YOUR OBJECTIVE
Reproduce the full listing below unchanged, apart from the pictures.

RAW DATA
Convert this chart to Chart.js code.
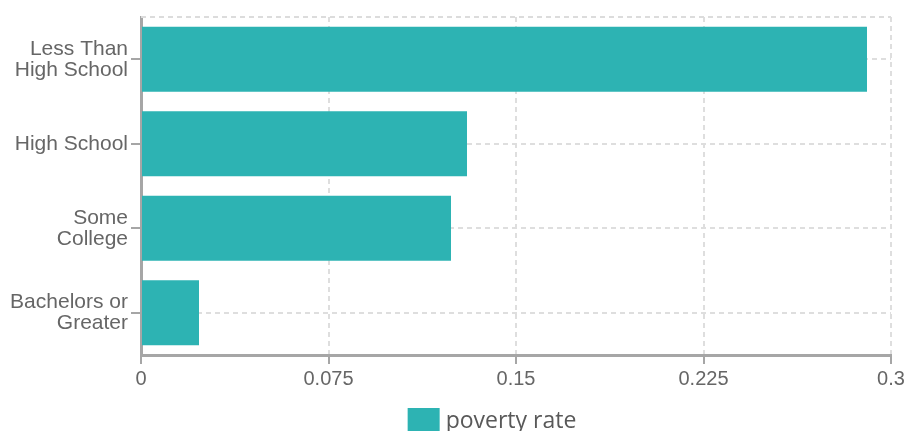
<!DOCTYPE html>
<html>
<head>
<meta charset="utf-8">
<script src="https://cdn.jsdelivr.net/npm/chart.js@4/dist/chart.umd.min.js"></script>
<style>
html,body{margin:0;padding:0;background:#fff;}
#wrap{width:908px;height:431px;position:relative;}
</style>
</head>
<body>
<div id="wrap"><canvas id="c" width="908" height="431"></canvas></div>
<script>
const categories = [["Less Than","High School"],["High School"],["Some","College"],["Bachelors or","Greater"]];
const seriesName = "poverty rate";
const povertyRate = [0.2904, 0.1304, 0.124, 0.0232];
const xTicks = [0, 0.075, 0.15, 0.225, 0.3];

const frameTop = {
  id:'frameTop',
  beforeDatasetsDraw(chart){
    const {ctx, chartArea:a} = chart;
    ctx.save();
    ctx.strokeStyle = '#dcdcdc';
    ctx.lineWidth = 2;
    ctx.setLineDash([5,4]);
    ctx.beginPath();
    ctx.moveTo(a.left, a.top); ctx.lineTo(a.right, a.top);
    ctx.stroke();
    ctx.restore();
  }
};

const customLegend = {
  id:'customLegend',
  afterDraw(chart){
    const {ctx} = chart;
    const ds = chart.data.datasets[0];
    ctx.save();
    ctx.font = '23px "Open Sans", sans-serif';
    const tw = ctx.measureText(ds.label).width;
    const boxW = 32, boxH = 24, gap = 6;
    const total = boxW + gap + tw;
    const cx = chart.width / 2 + 38;
    const x0 = cx - total / 2;
    const yTop = chart.chartArea.bottom + 53;
    ctx.fillStyle = ds.backgroundColor;
    ctx.fillRect(x0, yTop, boxW, boxH);
    ctx.fillStyle = '#595959';
    ctx.textBaseline = 'alphabetic';
    ctx.textAlign = 'left';
    ctx.fillText(ds.label, x0 + boxW + gap, yTop + 20);
    ctx.restore();
  }
};

new Chart(document.getElementById('c'), {
  type:'bar',
  data:{
    labels:categories,
    datasets:[{
      label:seriesName,
      data:povertyRate,
      backgroundColor:'#2db3b3',
      borderWidth:0,
      categoryPercentage:0.77,
      barPercentage:1
    }]
  },
  options:{
    indexAxis:'y',
    responsive:false,
    animation:false,
    devicePixelRatio:1,
    layout:{padding:{top:17,right:17,left:0,bottom:32}},
    plugins:{
      tooltip:{enabled:false},
      legend:{display:false}
    },
    scales:{
      x:{
        min:0, max:0.3,
        afterBuildTicks(s){ s.ticks = xTicks.map(v=>({value:v})); },
        afterFit(s){ s.height = 44; },
        border:{display:true, color:'#a6a6a6', width:3, dash:[5,4]},
        grid:{color:'#dedede', lineWidth:2, drawTicks:true, tickLength:9, tickColor:'#a6a6a6', tickWidth:2, tickBorderDash:[]},
        ticks:{color:'#666', font:{family:'"Liberation Sans", Arial, sans-serif', size:20}, padding:3,
          callback:(v)=>String(+v.toFixed(3))}
      },
      y:{
        afterFit(s){ s.width = 141; s.paddingTop = 0; s.paddingBottom = 0; },
        border:{display:true, color:'#a6a6a6', width:3, dash:[5,4]},
        grid:{color:'#dedede', lineWidth:2, offset:false, drawTicks:true, tickLength:10, tickColor:'#a6a6a6', tickWidth:2, tickBorderDash:[]},
        ticks:{color:'#666', font:{family:'"Liberation Sans", Arial, sans-serif', size:21, lineHeight:1.0}, padding:3}
      }
    }
  },
  plugins:[frameTop, customLegend]
});
</script>
</body>
</html>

SOLUTION TO THIS TASK
Convert this chart to Chart.js code.
<!DOCTYPE html>
<html>
<head>
<meta charset="utf-8">
<script src="https://cdn.jsdelivr.net/npm/chart.js@4/dist/chart.umd.min.js"></script>
<style>
html,body{margin:0;padding:0;background:#fff;}
#wrap{width:908px;height:431px;position:relative;}
</style>
</head>
<body>
<div id="wrap"><canvas id="c" width="908" height="431"></canvas></div>
<script>
const categories = [["Less Than","High School"],["High School"],["Some","College"],["Bachelors or","Greater"]];
const seriesName = "poverty rate";
const povertyRate = [0.2904, 0.1304, 0.124, 0.0232];
const xTicks = [0, 0.075, 0.15, 0.225, 0.3];

const frameTop = {
  id:'frameTop',
  beforeDatasetsDraw(chart){
    const {ctx, chartArea:a} = chart;
    ctx.save();
    ctx.strokeStyle = '#dcdcdc';
    ctx.lineWidth = 2;
    ctx.setLineDash([5,4]);
    ctx.beginPath();
    ctx.moveTo(a.left, a.top); ctx.lineTo(a.right, a.top);
    ctx.stroke();
    ctx.restore();
  }
};

const customLegend = {
  id:'customLegend',
  afterDraw(chart){
    const {ctx} = chart;
    const ds = chart.data.datasets[0];
    ctx.save();
    ctx.font = '23px "Open Sans", sans-serif';
    const tw = ctx.measureText(ds.label).width;
    const boxW = 32, boxH = 24, gap = 6;
    const total = boxW + gap + tw;
    const cx = chart.width / 2 + 38;
    const x0 = cx - total / 2;
    const yTop = chart.chartArea.bottom + 53;
    ctx.fillStyle = ds.backgroundColor;
    ctx.fillRect(x0, yTop, boxW, boxH);
    ctx.fillStyle = '#595959';
    ctx.textBaseline = 'alphabetic';
    ctx.textAlign = 'left';
    ctx.fillText(ds.label, x0 + boxW + gap, yTop + 20);
    ctx.restore();
  }
};

new Chart(document.getElementById('c'), {
  type:'bar',
  data:{
    labels:categories,
    datasets:[{
      label:seriesName,
      data:povertyRate,
      backgroundColor:'#2db3b3',
      borderWidth:0,
      categoryPercentage:0.77,
      barPercentage:1
    }]
  },
  options:{
    indexAxis:'y',
    responsive:false,
    animation:false,
    devicePixelRatio:1,
    layout:{padding:{top:17,right:17,left:0,bottom:32}},
    plugins:{
      tooltip:{enabled:false},
      legend:{display:false}
    },
    scales:{
      x:{
        min:0, max:0.3,
        afterBuildTicks(s){ s.ticks = xTicks.map(v=>({value:v})); },
        afterFit(s){ s.height = 44; },
        border:{display:true, color:'#a6a6a6', width:3, dash:[5,4]},
        grid:{color:'#dedede', lineWidth:2, drawTicks:true, tickLength:9, tickColor:'#a6a6a6', tickWidth:2, tickBorderDash:[]},
        ticks:{color:'#666', font:{family:'"Liberation Sans", Arial, sans-serif', size:20}, padding:3,
          callback:(v)=>String(+v.toFixed(3))}
      },
      y:{
        afterFit(s){ s.width = 141; s.paddingTop = 0; s.paddingBottom = 0; },
        border:{display:true, color:'#a6a6a6', width:3, dash:[5,4]},
        grid:{color:'#dedede', lineWidth:2, offset:false, drawTicks:true, tickLength:10, tickColor:'#a6a6a6', tickWidth:2, tickBorderDash:[]},
        ticks:{color:'#666', font:{family:'"Liberation Sans", Arial, sans-serif', size:21, lineHeight:1.0}, padding:3}
      }
    }
  },
  plugins:[frameTop, customLegend]
});
</script>
</body>
</html>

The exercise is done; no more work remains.